Basically, CAT just prevents other processes from stealing all the cache. It does that by reserving ways (as in the cache associativity meaning)
1) fully agreed but most HFT apps with the exception of really simple ones like market data feed handlers which can easily fit their working set into L2 anyway will be the only thing running on a host
2) mutual cache eviction by hash collisions is solvable with a number of tricks (although those methods are not easy and often wasteful). The "DDIO slice" issue used to be a problem back when Intel used ring topology for LLC. These days they are built as a mesh thus minimizing this effect.

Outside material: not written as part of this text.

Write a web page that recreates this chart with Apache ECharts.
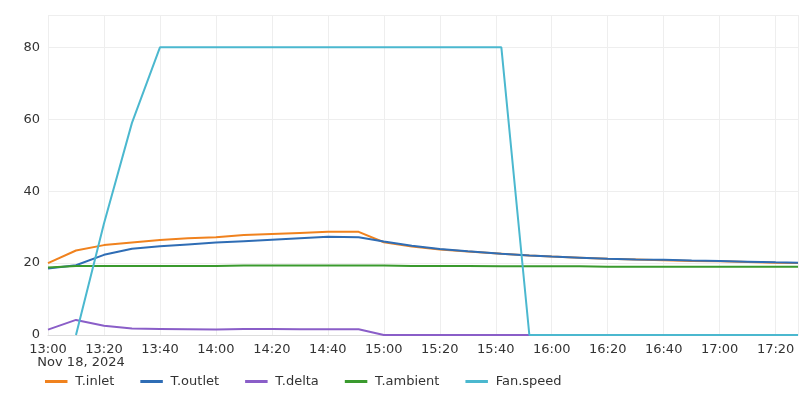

3) CAT doesn't recognize threads or processes. COS (class of service) uses CPU cores for way-of-cache assignments
Recent micro-architectures like SKX or CLX have 11 ways of L3 and what often happens is 1-2 ways get assigned to cpu0 for non latency-critical workloads while the rest are assigned to latency-sensitive, isolated cores usually running a single user space thread each.
2) Agreed about the solvability and difficulty of avoiding cache collisions.
DDIO must write its data somewhere in the L3 cache. It ends up in the shareable slice. So either you're okay with sharing your cache or cannot use these slices if you want exclusive access for your processes. That was my point.
3) CAT does not recognize processes but resctl does. Feels we're kinda nitpicking here...
Last of your point: Agree, that gives you 9ish usable slices which is not very much depending on the number of cores. That was my point I was trying to make.
3) resctl just uses COS under the hood. The same limitation applies
> Yeah, that gives you 9ish usable slices which is not very much. Again that was my point
This is 9 ways that you can use for your latency-sensitive workloads exclusively. This is MUCH better than letting all that LLC get trashed by non-critical processes/threads. Typically after applying such partitioning we've observed a 15-20% speed up in our apps.
In my area shaving off a few micros that way is a huge deal and definitely worth spending a couple of minutes implementing.